Your instructions: Will you write out the data exactly, excluding every picture?

Source excerpt:
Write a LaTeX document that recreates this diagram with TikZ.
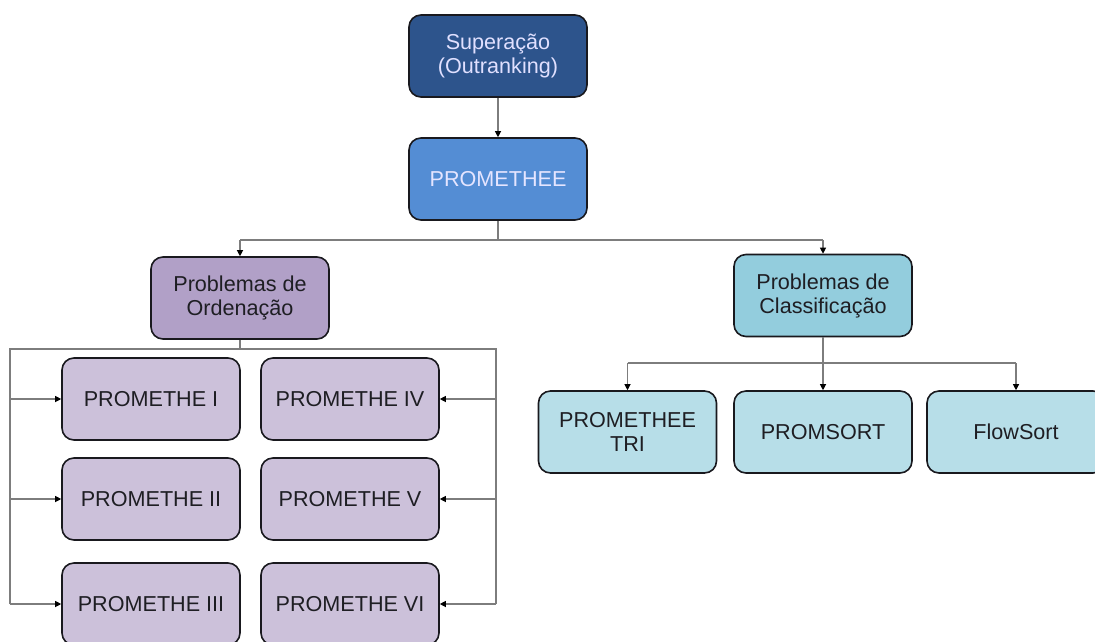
\documentclass[tikz,border=0pt]{standalone}
\usepackage{fontspec}
\setmainfont{Liberation Sans}
\usetikzlibrary{arrows.meta}
\definecolor{supblue}{RGB}{45,84,140}
\definecolor{promblue}{RGB}{84,141,212}
\definecolor{ordpurple}{RGB}{177,160,199}
\definecolor{lilac}{RGB}{204,193,218}
\definecolor{clsteal}{RGB}{147,205,221}
\definecolor{paleteal}{RGB}{183,222,232}
\definecolor{linkgray}{RGB}{125,125,125}
\definecolor{edge}{RGB}{25,25,30}
\definecolor{darktext}{RGB}{30,30,35}
\tikzset{
  box/.style={draw=edge, line width=1.6pt, rounded corners=12pt,
    minimum width=178pt, minimum height=82pt, align=center,
    font=\fontsize{21.6}{24}\selectfont, inner sep=2pt},
  topbox/.style={box, fill=supblue, text=white!88!blue},
  mainbox/.style={box, fill=promblue, text=white!90!blue},
  ordbox/.style={box, fill=ordpurple, text=darktext},
  methbox/.style={box, fill=lilac, text=darktext},
  clsbox/.style={box, fill=clsteal, text=darktext},
  sortbox/.style={box, fill=paleteal, text=darktext},
  link/.style={draw=linkgray, line width=1.1pt},
  arr/.style={link, -{Triangle[color=black,width=6pt,length=6pt]}}
}
\begin{document}
\begin{tikzpicture}[x=1pt,y=-1pt]
\useasboundingbox (0,0) rectangle (1095,641);
\clip (0,0) rectangle (1095,641);
\fill[white] (0,0) rectangle (1095,641);

% top of the hierarchy
\node[topbox]  (sup)  at (498,56)  {Superação\\(Outranking)};
\node[mainbox] (prom) at (498,179) {PROMETHEE};

% two families of problems
\node[ordbox] (ord) at (240,298)   {Problemas de\\Ordenação};
\node[clsbox] (cls) at (823,295.5) {Problemas de\\Classificação};

% ranking methods
\node[methbox] (p1) at (151,399) {PROMETHE I};
\node[methbox] (p2) at (151,499) {PROMETHE II};
\node[methbox] (p3) at (151,604) {PROMETHE III};
\node[methbox] (p4) at (350,399) {PROMETHE IV};
\node[methbox] (p5) at (350,499) {PROMETHE V};
\node[methbox] (p6) at (350,604) {PROMETHE VI};

% sorting methods
\node[sortbox] (tri) at (627.5,432) {PROMETHEE\\TRI};
\node[sortbox] (pms) at (823,432)   {PROMSORT};
\node[sortbox] (flw) at (1016,432)  {FlowSort};

% junction points of the connectors
\coordinate (jA) at (498,240);
\coordinate (jL) at (240,240);
\coordinate (jR) at (823,240);
\coordinate (jO) at (240,349);
\coordinate (oL) at (10,349);
\coordinate (oR) at (496,349);
\coordinate (jC) at (823,363);
\coordinate (cL) at (627.5,363);
\coordinate (cR) at (1016,363);

% connectors
\draw[arr] (sup.south) -- (prom.north);
\draw[link] (prom.south) -- (jA);
\draw[link] (jL) -- (jR);
\draw[arr] (jL) -- (ord.north);
\draw[arr] (jR) -- (cls.north);

\draw[link] (ord.south) -- (jO);
\draw[link] (oL |- p3.west) -- (oL) -- (oR) -- (oR |- p6.east);
\foreach \n in {p1,p2,p3} \draw[arr] (oL |- \n.west) -- (\n.west);
\foreach \n in {p4,p5,p6} \draw[arr] (oR |- \n.east) -- (\n.east);

\draw[link] (cls.south) -- (jC);
\draw[link] (cL) -- (cR);
\draw[arr] (cL) -- (tri.north);
\draw[arr] (jC) -- (pms.north);
\draw[arr] (cR) -- (flw.north);
\end{tikzpicture}
\end{document}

Response to the exercise:
Write a LaTeX document that recreates this diagram with TikZ.
\documentclass[tikz,border=0pt]{standalone}
\usepackage{fontspec}
\setmainfont{Liberation Sans}
\usetikzlibrary{arrows.meta}
\definecolor{supblue}{RGB}{45,84,140}
\definecolor{promblue}{RGB}{84,141,212}
\definecolor{ordpurple}{RGB}{177,160,199}
\definecolor{lilac}{RGB}{204,193,218}
\definecolor{clsteal}{RGB}{147,205,221}
\definecolor{paleteal}{RGB}{183,222,232}
\definecolor{linkgray}{RGB}{125,125,125}
\definecolor{edge}{RGB}{25,25,30}
\definecolor{darktext}{RGB}{30,30,35}
\tikzset{
  box/.style={draw=edge, line width=1.6pt, rounded corners=12pt,
    minimum width=178pt, minimum height=82pt, align=center,
    font=\fontsize{21.6}{24}\selectfont, inner sep=2pt},
  topbox/.style={box, fill=supblue, text=white!88!blue},
  mainbox/.style={box, fill=promblue, text=white!90!blue},
  ordbox/.style={box, fill=ordpurple, text=darktext},
  methbox/.style={box, fill=lilac, text=darktext},
  clsbox/.style={box, fill=clsteal, text=darktext},
  sortbox/.style={box, fill=paleteal, text=darktext},
  link/.style={draw=linkgray, line width=1.1pt},
  arr/.style={link, -{Triangle[color=black,width=6pt,length=6pt]}}
}
\begin{document}
\begin{tikzpicture}[x=1pt,y=-1pt]
\useasboundingbox (0,0) rectangle (1095,641);
\clip (0,0) rectangle (1095,641);
\fill[white] (0,0) rectangle (1095,641);

% top of the hierarchy
\node[topbox]  (sup)  at (498,56)  {Superação\\(Outranking)};
\node[mainbox] (prom) at (498,179) {PROMETHEE};

% two families of problems
\node[ordbox] (ord) at (240,298)   {Problemas de\\Ordenação};
\node[clsbox] (cls) at (823,295.5) {Problemas de\\Classificação};

% ranking methods
\node[methbox] (p1) at (151,399) {PROMETHE I};
\node[methbox] (p2) at (151,499) {PROMETHE II};
\node[methbox] (p3) at (151,604) {PROMETHE III};
\node[methbox] (p4) at (350,399) {PROMETHE IV};
\node[methbox] (p5) at (350,499) {PROMETHE V};
\node[methbox] (p6) at (350,604) {PROMETHE VI};

% sorting methods
\node[sortbox] (tri) at (627.5,432) {PROMETHEE\\TRI};
\node[sortbox] (pms) at (823,432)   {PROMSORT};
\node[sortbox] (flw) at (1016,432)  {FlowSort};

% junction points of the connectors
\coordinate (jA) at (498,240);
\coordinate (jL) at (240,240);
\coordinate (jR) at (823,240);
\coordinate (jO) at (240,349);
\coordinate (oL) at (10,349);
\coordinate (oR) at (496,349);
\coordinate (jC) at (823,363);
\coordinate (cL) at (627.5,363);
\coordinate (cR) at (1016,363);

% connectors
\draw[arr] (sup.south) -- (prom.north);
\draw[link] (prom.south) -- (jA);
\draw[link] (jL) -- (jR);
\draw[arr] (jL) -- (ord.north);
\draw[arr] (jR) -- (cls.north);

\draw[link] (ord.south) -- (jO);
\draw[link] (oL |- p3.west) -- (oL) -- (oR) -- (oR |- p6.east);
\foreach \n in {p1,p2,p3} \draw[arr] (oL |- \n.west) -- (\n.west);
\foreach \n in {p4,p5,p6} \draw[arr] (oR |- \n.east) -- (\n.east);

\draw[link] (cls.south) -- (jC);
\draw[link] (cL) -- (cR);
\draw[arr] (cL) -- (tri.north);
\draw[arr] (jC) -- (pms.north);
\draw[arr] (cR) -- (flw.north);
\end{tikzpicture}
\end{document}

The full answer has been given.